───── Record set ─────

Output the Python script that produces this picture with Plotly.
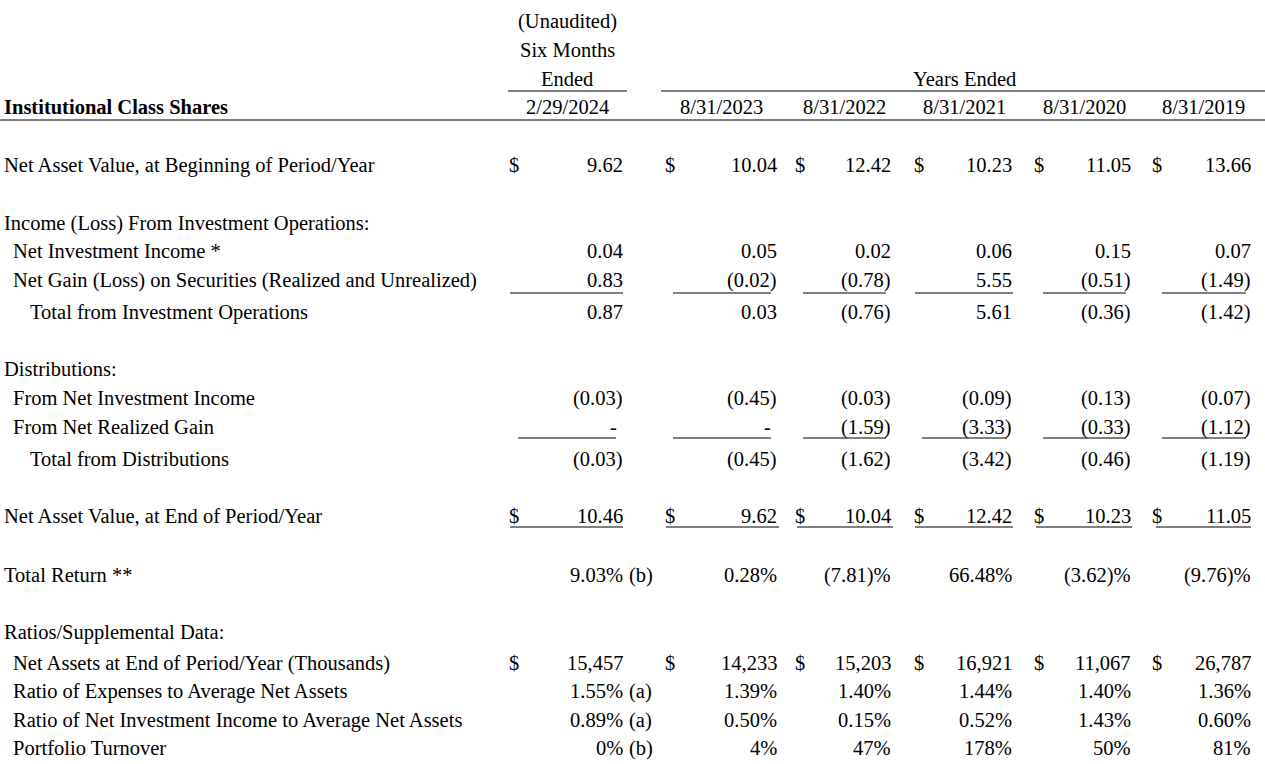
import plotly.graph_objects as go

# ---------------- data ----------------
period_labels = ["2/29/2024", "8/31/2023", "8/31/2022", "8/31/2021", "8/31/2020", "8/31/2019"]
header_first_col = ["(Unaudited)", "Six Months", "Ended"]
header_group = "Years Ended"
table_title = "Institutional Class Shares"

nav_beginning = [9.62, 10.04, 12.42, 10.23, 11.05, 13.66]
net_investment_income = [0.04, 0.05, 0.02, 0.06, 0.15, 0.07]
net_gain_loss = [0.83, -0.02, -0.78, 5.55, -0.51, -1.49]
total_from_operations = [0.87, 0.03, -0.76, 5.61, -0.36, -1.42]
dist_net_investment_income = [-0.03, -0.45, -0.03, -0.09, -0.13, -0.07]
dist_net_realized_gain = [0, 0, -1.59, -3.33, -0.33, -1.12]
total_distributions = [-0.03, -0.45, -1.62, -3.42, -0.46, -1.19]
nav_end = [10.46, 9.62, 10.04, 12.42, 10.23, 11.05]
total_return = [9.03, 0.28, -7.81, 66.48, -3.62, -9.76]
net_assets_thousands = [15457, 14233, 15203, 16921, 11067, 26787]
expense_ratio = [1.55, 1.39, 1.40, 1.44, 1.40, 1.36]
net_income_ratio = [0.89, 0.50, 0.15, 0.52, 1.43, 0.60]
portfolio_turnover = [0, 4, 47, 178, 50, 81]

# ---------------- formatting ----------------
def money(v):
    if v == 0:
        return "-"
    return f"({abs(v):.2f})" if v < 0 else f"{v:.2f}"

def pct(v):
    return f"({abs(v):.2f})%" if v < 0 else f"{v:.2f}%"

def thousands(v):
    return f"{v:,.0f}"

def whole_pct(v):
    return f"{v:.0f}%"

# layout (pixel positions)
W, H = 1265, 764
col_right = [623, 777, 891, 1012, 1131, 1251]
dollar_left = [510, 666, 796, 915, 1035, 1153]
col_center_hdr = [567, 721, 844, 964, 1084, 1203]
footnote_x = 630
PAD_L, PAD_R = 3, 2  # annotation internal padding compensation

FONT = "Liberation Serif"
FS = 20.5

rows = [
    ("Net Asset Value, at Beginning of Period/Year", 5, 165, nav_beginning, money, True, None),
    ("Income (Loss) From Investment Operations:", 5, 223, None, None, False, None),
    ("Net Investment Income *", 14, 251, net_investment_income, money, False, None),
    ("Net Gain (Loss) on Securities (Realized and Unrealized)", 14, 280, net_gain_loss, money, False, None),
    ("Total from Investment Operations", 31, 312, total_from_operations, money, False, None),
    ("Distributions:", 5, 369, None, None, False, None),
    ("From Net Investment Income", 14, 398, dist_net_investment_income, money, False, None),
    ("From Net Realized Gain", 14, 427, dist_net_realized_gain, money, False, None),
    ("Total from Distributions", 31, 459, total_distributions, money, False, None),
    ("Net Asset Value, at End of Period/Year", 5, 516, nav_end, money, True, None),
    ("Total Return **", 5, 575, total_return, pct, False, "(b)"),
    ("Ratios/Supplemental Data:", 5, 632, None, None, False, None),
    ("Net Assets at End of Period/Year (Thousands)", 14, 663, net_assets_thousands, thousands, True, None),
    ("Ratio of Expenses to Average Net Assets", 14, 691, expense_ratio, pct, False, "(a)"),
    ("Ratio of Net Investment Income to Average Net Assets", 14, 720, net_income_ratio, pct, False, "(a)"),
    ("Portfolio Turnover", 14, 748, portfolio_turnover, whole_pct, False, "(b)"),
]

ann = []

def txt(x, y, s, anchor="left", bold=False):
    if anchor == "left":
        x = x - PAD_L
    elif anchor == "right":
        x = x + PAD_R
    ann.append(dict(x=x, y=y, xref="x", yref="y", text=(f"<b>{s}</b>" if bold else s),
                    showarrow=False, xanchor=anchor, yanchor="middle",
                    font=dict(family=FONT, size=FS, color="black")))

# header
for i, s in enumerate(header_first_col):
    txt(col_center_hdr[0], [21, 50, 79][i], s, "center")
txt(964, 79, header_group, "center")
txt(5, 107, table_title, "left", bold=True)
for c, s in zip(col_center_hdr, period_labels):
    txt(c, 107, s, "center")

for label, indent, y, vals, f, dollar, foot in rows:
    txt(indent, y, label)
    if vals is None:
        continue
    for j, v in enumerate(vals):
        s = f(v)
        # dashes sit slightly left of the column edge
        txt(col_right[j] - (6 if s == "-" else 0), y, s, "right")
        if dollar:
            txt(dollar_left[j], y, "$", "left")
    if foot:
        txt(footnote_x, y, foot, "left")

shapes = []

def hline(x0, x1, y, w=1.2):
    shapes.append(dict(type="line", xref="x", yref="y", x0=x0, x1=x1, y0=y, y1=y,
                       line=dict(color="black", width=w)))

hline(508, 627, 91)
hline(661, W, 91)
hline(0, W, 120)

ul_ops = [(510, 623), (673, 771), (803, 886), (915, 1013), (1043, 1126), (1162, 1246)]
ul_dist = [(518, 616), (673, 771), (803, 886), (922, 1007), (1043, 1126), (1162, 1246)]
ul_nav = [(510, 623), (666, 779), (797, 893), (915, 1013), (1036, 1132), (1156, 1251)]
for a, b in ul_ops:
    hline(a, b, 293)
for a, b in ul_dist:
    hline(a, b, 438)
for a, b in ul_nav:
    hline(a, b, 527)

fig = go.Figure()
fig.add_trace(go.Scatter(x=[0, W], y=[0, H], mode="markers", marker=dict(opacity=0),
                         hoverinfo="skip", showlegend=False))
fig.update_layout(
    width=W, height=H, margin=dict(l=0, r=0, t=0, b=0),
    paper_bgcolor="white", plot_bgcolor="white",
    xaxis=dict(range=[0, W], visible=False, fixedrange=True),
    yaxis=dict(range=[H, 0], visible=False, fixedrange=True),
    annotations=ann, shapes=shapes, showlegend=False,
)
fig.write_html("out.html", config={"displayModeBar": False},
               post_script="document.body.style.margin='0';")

─────
───── Record set ─────

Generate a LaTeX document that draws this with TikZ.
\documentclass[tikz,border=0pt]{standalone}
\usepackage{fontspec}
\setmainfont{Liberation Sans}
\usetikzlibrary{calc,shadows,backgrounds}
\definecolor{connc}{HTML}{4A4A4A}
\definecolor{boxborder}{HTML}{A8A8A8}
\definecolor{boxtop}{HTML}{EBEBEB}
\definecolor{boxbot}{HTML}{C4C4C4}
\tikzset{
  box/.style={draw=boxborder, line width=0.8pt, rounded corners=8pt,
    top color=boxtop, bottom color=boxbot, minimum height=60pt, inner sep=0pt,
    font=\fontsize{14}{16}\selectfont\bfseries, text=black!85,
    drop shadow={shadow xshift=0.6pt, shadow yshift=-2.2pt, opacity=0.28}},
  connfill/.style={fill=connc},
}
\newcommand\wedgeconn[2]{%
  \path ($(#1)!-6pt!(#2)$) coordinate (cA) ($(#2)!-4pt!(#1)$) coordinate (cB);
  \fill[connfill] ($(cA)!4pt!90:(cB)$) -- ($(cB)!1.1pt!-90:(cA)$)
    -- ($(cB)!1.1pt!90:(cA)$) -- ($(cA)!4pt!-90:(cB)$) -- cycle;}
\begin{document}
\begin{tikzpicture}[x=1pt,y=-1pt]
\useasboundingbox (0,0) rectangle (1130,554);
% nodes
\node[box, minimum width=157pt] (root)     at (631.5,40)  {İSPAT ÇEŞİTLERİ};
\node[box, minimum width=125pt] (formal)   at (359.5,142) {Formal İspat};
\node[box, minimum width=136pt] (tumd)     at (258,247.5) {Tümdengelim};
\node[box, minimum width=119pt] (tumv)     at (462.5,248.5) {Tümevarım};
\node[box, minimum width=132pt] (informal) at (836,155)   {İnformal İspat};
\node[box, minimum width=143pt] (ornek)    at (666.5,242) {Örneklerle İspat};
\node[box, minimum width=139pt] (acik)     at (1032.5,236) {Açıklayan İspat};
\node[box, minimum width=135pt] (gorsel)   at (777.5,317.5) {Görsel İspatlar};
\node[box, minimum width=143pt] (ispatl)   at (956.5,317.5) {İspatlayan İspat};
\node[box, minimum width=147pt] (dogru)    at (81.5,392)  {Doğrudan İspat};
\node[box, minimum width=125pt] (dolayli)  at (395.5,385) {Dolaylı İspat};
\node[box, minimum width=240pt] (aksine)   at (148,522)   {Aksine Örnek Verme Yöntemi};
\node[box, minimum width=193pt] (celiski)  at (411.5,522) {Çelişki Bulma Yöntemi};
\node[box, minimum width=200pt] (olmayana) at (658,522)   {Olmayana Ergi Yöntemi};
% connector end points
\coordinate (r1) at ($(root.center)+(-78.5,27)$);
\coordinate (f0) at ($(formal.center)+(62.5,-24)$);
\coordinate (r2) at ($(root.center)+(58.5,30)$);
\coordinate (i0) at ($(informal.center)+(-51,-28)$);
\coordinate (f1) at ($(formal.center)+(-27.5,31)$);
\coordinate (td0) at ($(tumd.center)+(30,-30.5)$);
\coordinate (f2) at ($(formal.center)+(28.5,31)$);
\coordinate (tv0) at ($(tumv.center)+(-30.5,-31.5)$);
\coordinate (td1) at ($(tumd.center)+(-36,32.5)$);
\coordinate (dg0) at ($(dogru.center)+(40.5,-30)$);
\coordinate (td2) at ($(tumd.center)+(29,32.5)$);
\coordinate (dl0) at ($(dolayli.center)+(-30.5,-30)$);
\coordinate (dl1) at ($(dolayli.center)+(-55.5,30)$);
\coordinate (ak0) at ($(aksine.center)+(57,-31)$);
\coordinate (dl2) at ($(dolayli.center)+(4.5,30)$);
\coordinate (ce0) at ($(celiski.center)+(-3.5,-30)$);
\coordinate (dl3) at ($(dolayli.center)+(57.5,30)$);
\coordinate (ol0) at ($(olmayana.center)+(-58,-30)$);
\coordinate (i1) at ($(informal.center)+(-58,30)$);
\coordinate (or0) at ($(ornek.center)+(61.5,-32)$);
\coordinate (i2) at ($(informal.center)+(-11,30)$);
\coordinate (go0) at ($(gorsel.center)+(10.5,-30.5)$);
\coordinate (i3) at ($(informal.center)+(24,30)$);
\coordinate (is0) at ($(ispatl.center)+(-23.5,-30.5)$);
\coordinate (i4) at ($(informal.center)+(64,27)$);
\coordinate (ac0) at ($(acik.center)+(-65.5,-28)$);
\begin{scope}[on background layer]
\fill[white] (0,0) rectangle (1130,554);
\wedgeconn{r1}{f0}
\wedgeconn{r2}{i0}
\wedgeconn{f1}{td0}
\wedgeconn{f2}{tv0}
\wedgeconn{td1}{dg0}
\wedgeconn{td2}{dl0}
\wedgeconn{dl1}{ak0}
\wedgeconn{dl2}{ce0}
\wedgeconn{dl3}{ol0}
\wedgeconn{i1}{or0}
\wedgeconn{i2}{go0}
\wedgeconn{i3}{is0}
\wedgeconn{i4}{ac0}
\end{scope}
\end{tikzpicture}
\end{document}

─────

Task
Write out the lines beginning with the one that contains "Output the Python" and ending with the one that contains "portfolio_turnover = [0, 4, 47, 178, 50, 81]", exactly as given. Leave pictures out.

Written reply
Output the Python script that produces this picture with Plotly.
import plotly.graph_objects as go

# ---------------- data ----------------
period_labels = ["2/29/2024", "8/31/2023", "8/31/2022", "8/31/2021", "8/31/2020", "8/31/2019"]
header_first_col = ["(Unaudited)", "Six Months", "Ended"]
header_group = "Years Ended"
table_title = "Institutional Class Shares"

nav_beginning = [9.62, 10.04, 12.42, 10.23, 11.05, 13.66]
net_investment_income = [0.04, 0.05, 0.02, 0.06, 0.15, 0.07]
net_gain_loss = [0.83, -0.02, -0.78, 5.55, -0.51, -1.49]
total_from_operations = [0.87, 0.03, -0.76, 5.61, -0.36, -1.42]
dist_net_investment_income = [-0.03, -0.45, -0.03, -0.09, -0.13, -0.07]
dist_net_realized_gain = [0, 0, -1.59, -3.33, -0.33, -1.12]
total_distributions = [-0.03, -0.45, -1.62, -3.42, -0.46, -1.19]
nav_end = [10.46, 9.62, 10.04, 12.42, 10.23, 11.05]
total_return = [9.03, 0.28, -7.81, 66.48, -3.62, -9.76]
net_assets_thousands = [15457, 14233, 15203, 16921, 11067, 26787]
expense_ratio = [1.55, 1.39, 1.40, 1.44, 1.40, 1.36]
net_income_ratio = [0.89, 0.50, 0.15, 0.52, 1.43, 0.60]
portfolio_turnover = [0, 4, 47, 178, 50, 81]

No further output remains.